Expertos, ciudadanos y debates tecnológicos
Sin entrar a analizar cuál de estas concepciones se aproxima más a la realidad del desarrollo tecnológico, o si son parcialmente verdaderas en alguna proporción, o si se corresponden con distintas fases de desarrollo; lo que es una cuestión de hecho es que las distintas concepciones están presentes a la vez en distintos colectivos, provocando desacuerdos de base en los debates y enmascarando otros aspectos.
El desvelamiento de la posición de cada uno parece un paso previo necesario al debate sobre soluciones concretas. Ahora bien, esto exigiría una especie de arbitraje por parte de algún grupo que se colocase por encima del resto, lo cual nos remite al mismo problema que presenta toda posición preponderante de los expertos.

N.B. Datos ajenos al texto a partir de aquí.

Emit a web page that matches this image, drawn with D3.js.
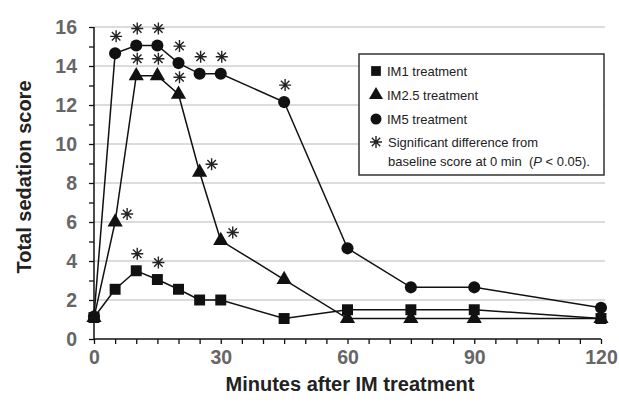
<!DOCTYPE html>
<html><head><meta charset="utf-8">
<script src="https://cdn.jsdelivr.net/npm/d3@7"></script>
<style>body{margin:0;background:#fff}svg{display:block}</style>
</head><body>
<svg id="c" width="619" height="403"></svg>
<script>
const minutes = [0, 5, 10, 15, 20, 25, 30, 45, 60, 75, 90, 120];
const im1  = [1.1, 2.55, 3.5, 3.05, 2.55, 2.0, 2.0, 1.05, 1.5, 1.5, 1.5, 1.05];
const im25 = [1.1, 6.0, 13.5, 13.5, 12.55, 8.55, 5.05, 3.05, 1.05, 1.05, 1.05, 1.05];
const im5  = [1.15, 14.65, 15.05, 15.05, 14.15, 13.6, 13.6, 12.15, 4.65, 2.65, 2.65, 1.6];
// significance: minute index with marker placement ("a" above, "r" upper right)
const sig1  = [[10,"a"],[15,"a"]];
const sig25 = [[5,"r"],[10,"a"],[15,"a"],[20,"a"],[25,"r"],[30,"r"]];
const sig5  = [[5,"a"],[10,"a"],[15,"a"],[20,"a"],[25,"a"],[30,"a"],[45,"a"]];
const xTicks = [0, 30, 60, 90, 120];
const yTicks = [0, 2, 4, 6, 8, 10, 12, 14, 16];
const legendLabels = ["IM1 treatment", "IM2.5 treatment", "IM5 treatment"];

const svg = d3.select("#c");
const x = d3.scaleLinear().domain([0, 120]).range([94, 601]);
const y = d3.scaleLinear().domain([0, 16]).range([339, 27]);
const FONT = "'Liberation Sans', Arial, Helvetica, sans-serif";

// gridlines
svg.append("g").selectAll("line").data(yTicks.filter(d => d > 0)).join("line")
  .attr("x1", 94).attr("x2", 605).attr("y1", d => y(d)).attr("y2", d => y(d))
  .attr("stroke", "#cfcfcf").attr("stroke-width", 1.5);

// y axis
const yAx = svg.append("g").attr("transform", "translate(94,0)")
  .call(d3.axisLeft(y).tickValues(d3.range(0, 17, 1)).tickSize(5).tickFormat(d => d % 2 === 0 ? d : ""));
yAx.select(".domain").attr("stroke", "#111").attr("stroke-width", 1.5).attr("d", "M0," + y(0) + "V" + y(16));
yAx.selectAll(".tick line").attr("stroke", "#111").attr("stroke-width", 1.3);
yAx.selectAll(".tick text").attr("x", -17).attr("font-family", FONT).attr("font-weight", "bold")
  .attr("font-size", 19.5).attr("fill", "#666");

// x axis
const xAx = svg.append("g").attr("transform", "translate(0,339)")
  .call(d3.axisBottom(x).tickValues(d3.range(0, 121, 5)).tickSize(5).tickFormat(d => xTicks.includes(d) ? d : ""));
xAx.select(".domain").attr("stroke", "#111").attr("stroke-width", 1.5).attr("d", "M" + x(0) + ",0H" + x(120));
xAx.selectAll(".tick line").attr("stroke", "#111").attr("stroke-width", 1.3);
xAx.selectAll(".tick text").attr("y", 11).attr("font-family", FONT).attr("font-weight", "bold")
  .attr("font-size", 19.5).attr("fill", "#666");

// axis titles
svg.append("text").attr("transform", "translate(31,177) rotate(-90)").attr("text-anchor", "middle")
  .attr("font-family", FONT).attr("font-weight", "bold").attr("font-size", 20).attr("fill", "#222")
  .text("Total sedation score");
svg.append("text").attr("x", 350).attr("y", 391).attr("text-anchor", "middle")
  .attr("font-family", FONT).attr("font-weight", "bold").attr("font-size", 20).attr("fill", "#222")
  .text("Minutes after IM treatment");

const line = d3.line().x(d => x(d[0])).y(d => y(d[1]));
const series = [
  {vals: im1, sym: d3.symbolSquare, size: 120, sig: sig1},
  {vals: im25, sym: d3.symbolTriangle, size: 100, sig: sig25},
  {vals: im5, sym: d3.symbolCircle, size: 115, sig: sig5}
];

function asterisk(g, cx, cy, r) {
  let p = "";
  for (let k = 0; k < 4; k++) {
    const a = k * Math.PI / 4 + Math.PI / 2;
    p += "M" + (cx - r * Math.cos(a)) + "," + (cy - r * Math.sin(a)) + "L" + (cx + r * Math.cos(a)) + "," + (cy + r * Math.sin(a));
  }
  g.append("path").attr("d", p).attr("stroke", "#222").attr("stroke-width", 1.4).attr("fill", "none");
}

series.forEach(s => {
  const pts = minutes.map((m, i) => [m, s.vals[i]]);
  svg.append("path").attr("d", line(pts)).attr("fill", "none").attr("stroke", "#111").attr("stroke-width", 1.5);
});
series.forEach(s => {
  const pts = minutes.map((m, i) => [m, s.vals[i]]);
  svg.append("g").selectAll("path").data(pts).join("path")
    .attr("transform", d => `translate(${x(d[0])},${y(d[1])})`)
    .attr("d", d3.symbol().type(s.sym).size(s.size)).attr("fill", "#111");
  const ag = svg.append("g");
  s.sig.forEach(([m, pos]) => {
    const v = s.vals[minutes.indexOf(m)];
    const dx = pos === "r" ? 12 : 1, dy = pos === "r" ? -8 : -17;
    asterisk(ag, x(m) + dx, y(v) + dy, 6);
  });
});

// legend
const lg = svg.append("g");
lg.append("rect").attr("x", 359).attr("y", 54).attr("width", 245).attr("height", 121)
  .attr("fill", "#fff").attr("stroke", "#333").attr("stroke-width", 1.5);
const lsyms = [d3.symbolSquare, d3.symbolTriangle, d3.symbolCircle];
const lys = [71, 95, 119];
legendLabels.forEach((t, i) => {
  lg.append("path").attr("transform", `translate(376,${lys[i]})`)
    .attr("d", d3.symbol().type(lsyms[i]).size(i === 1 ? 85 : 95)).attr("fill", "#111");
  lg.append("text").attr("x", 387).attr("y", lys[i] + 5).attr("font-family", FONT)
    .attr("font-size", 13).attr("fill", "#222").text(t);
});
asterisk(lg, 376, 142, 6);
lg.append("text").attr("x", 388).attr("y", 147).attr("font-family", FONT)
  .attr("font-size", 13).attr("fill", "#222").text("Significant difference from");
const t2 = lg.append("text").attr("x", 388).attr("y", 166).attr("font-family", FONT)
  .attr("font-size", 13).attr("fill", "#222").attr("xml:space", "preserve");
t2.append("tspan").text("baseline score at 0 min  (");
t2.append("tspan").attr("font-style", "italic").text("P");
t2.append("tspan").text(" < 0.05).");
</script>
</body></html>
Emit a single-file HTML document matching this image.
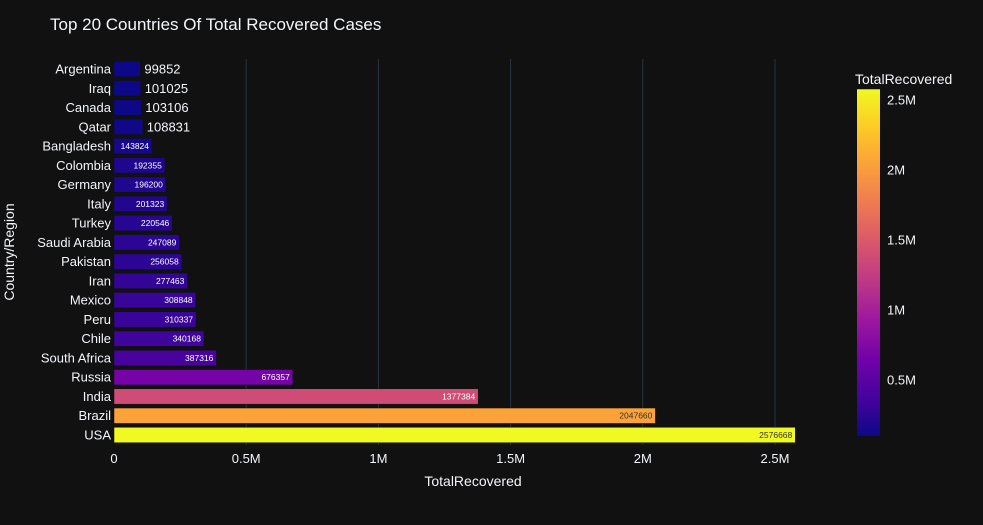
<!DOCTYPE html>
<html><head><meta charset="utf-8"><style>
html,body{margin:0;padding:0;background:#111111;}
svg{display:block;font-family:"Liberation Sans",Arial,sans-serif;}
</style></head><body>
<svg id="chart" width="983" height="525">
<rect width="983" height="525" fill="#111111"/>
<text x="50" y="30" fill="#f2f5fa" font-size="17">Top 20 Countries Of Total Recovered Cases</text>
<g id="grid"></g><g id="bars"></g><g id="yticks"></g><g id="xticks"></g>
<text x="473" y="486" fill="#f2f5fa" font-size="14" text-anchor="middle">TotalRecovered</text>
<text transform="translate(14,252) rotate(-90)" fill="#f2f5fa" font-size="14" text-anchor="middle">Country/Region</text>
<text x="855" y="84" fill="#f2f5fa" font-size="14">TotalRecovered</text>
<defs><linearGradient id="plasma" x1="0" y1="1" x2="0" y2="0">
<stop offset="0" stop-color="#0d0887"/><stop offset="0.111" stop-color="#46039f"/><stop offset="0.222" stop-color="#7201a8"/><stop offset="0.333" stop-color="#9c179e"/><stop offset="0.444" stop-color="#bd3786"/><stop offset="0.556" stop-color="#d8576b"/><stop offset="0.667" stop-color="#ed7953"/><stop offset="0.778" stop-color="#fb9f3a"/><stop offset="0.889" stop-color="#fdca26"/><stop offset="1" stop-color="#f0f921"/>
</linearGradient></defs>
<g id="cbar"></g>
</svg>
<script>
const countries=["Argentina","Iraq","Canada","Qatar","Bangladesh","Colombia","Germany","Italy","Turkey","Saudi Arabia","Pakistan","Iran","Mexico","Peru","Chile","South Africa","Russia","India","Brazil","USA"];
const recovered=[99852,101025,103106,108831,143824,192355,196200,201323,220546,247089,256058,277463,308848,310337,340168,387316,676357,1377384,2047660,2576668];
const xTicks=[0,500000,1000000,1500000,2000000,2500000];
const xTickLabels=["0","0.5M","1M","1.5M","2M","2.5M"];
const cbTicks=[500000,1000000,1500000,2000000,2500000];
const cbTickLabels=["0.5M","1M","1.5M","2M","2.5M"];
const NS="http://www.w3.org/2000/svg";
const x0=114,pxPer=(775-114)/2500000;
const X=v=>x0+v*pxPer;
const step=(435-69)/(countries.length-1);
const Y=i=>69+i*step;
const bh=step*0.8;
const cols=["#0d0887","#46039f","#7201a8","#9c179e","#bd3786","#d8576b","#ed7953","#fb9f3a","#fdca26","#f0f921"];
const vmin=Math.min(...recovered),vmax=Math.max(...recovered);
function hex(h){return [1,3,5].map(i=>parseInt(h.substr(i,2),16));}
function color(v){let t=(v-vmin)/(vmax-vmin)*(cols.length-1);let i=Math.min(Math.floor(t),cols.length-2);let f=t-i;let a=hex(cols[i]),b=hex(cols[i+1]);return "rgb("+a.map((c,k)=>Math.round(c+(b[k]-c)*f)).join(",")+")";}
function el(tag,attrs,parent,txt){const e=document.createElementNS(NS,tag);for(const k in attrs)e.setAttribute(k,attrs[k]);if(txt!==undefined)e.textContent=txt;parent.appendChild(e);return e;}
const grid=document.getElementById("grid"),bars=document.getElementById("bars"),yt=document.getElementById("yticks"),xt=document.getElementById("xticks"),cb=document.getElementById("cbar");
xTicks.forEach((v,i)=>{
 if(i>0){const l=el("line",{x1:X(v),x2:X(v),y1:59,y2:445,stroke:"#283442","stroke-width":1},grid);
 
 }
 const t=el("text",{x:X(v),y:463,fill:"#f2f5fa","font-size":13,"text-anchor":"middle"},xt,xTickLabels[i]);
 
 
});
countries.forEach((c,i)=>{
 const v=recovered[i],y=Y(i);
 const r=el("rect",{x:x0,y:y-bh/2,width:X(v)-x0,height:bh,fill:color(v),stroke:"#111111","stroke-width":0.5},bars);
 
 
 const lab=el("text",{x:x0-3,y:y+4.5,fill:"#f2f5fa","font-size":13,"text-anchor":"end"},yt,c);
 
 
 let t;
 if(v<120000){t=el("text",{x:X(v)+4,y:y+4.5,fill:"#f2f5fa","font-size":13},bars,String(v));}
 else{const dark=v>1800000;t=el("text",{x:X(v)-3,y:y+3,fill:dark?"#333":"#ffffff","font-size":8.5,"text-anchor":"end"},bars,String(v));}
 
 
});
const cbY=v=>380-(v-500000)*140/1000000;
const g=el("rect",{x:857,y:cbY(vmax),width:23,height:cbY(vmin)-cbY(vmax),fill:"url(#plasma)"},cb);


cbTicks.forEach((v,i)=>{
 const t=el("text",{x:887,y:cbY(v)+4.5,fill:"#f2f5fa","font-size":13},cb,cbTickLabels[i]);
 
 
});
</script>
</body></html>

De un modo u otro, parece que la participación social en las decisiones tecnológicas no puede escapar a la intervención de individuos o grupos que tienen un papel más destacado que el resto; bien en la presentación de los datos para el debate, bien en la organización del debate, en la discusión sobre el listado de valores, o en su jerarquización.
La cuestión es si existen mecanismos para que el peso de estos expertos no convierta su posición en una posición de excesivo privilegio. Un privilegio que no resulta a menudo en beneficio de los propios expertos, sino en beneficio de algún grupo que los utiliza.
Por otro lado, se trata de evitar que el conocimiento experto se convierta en un discurso más entre otros muchos, con el mismo valor de verdad que cualquier opinión no formada.
Este es un equilibrio dinámico que hay que reajustar cada día y para cada tema.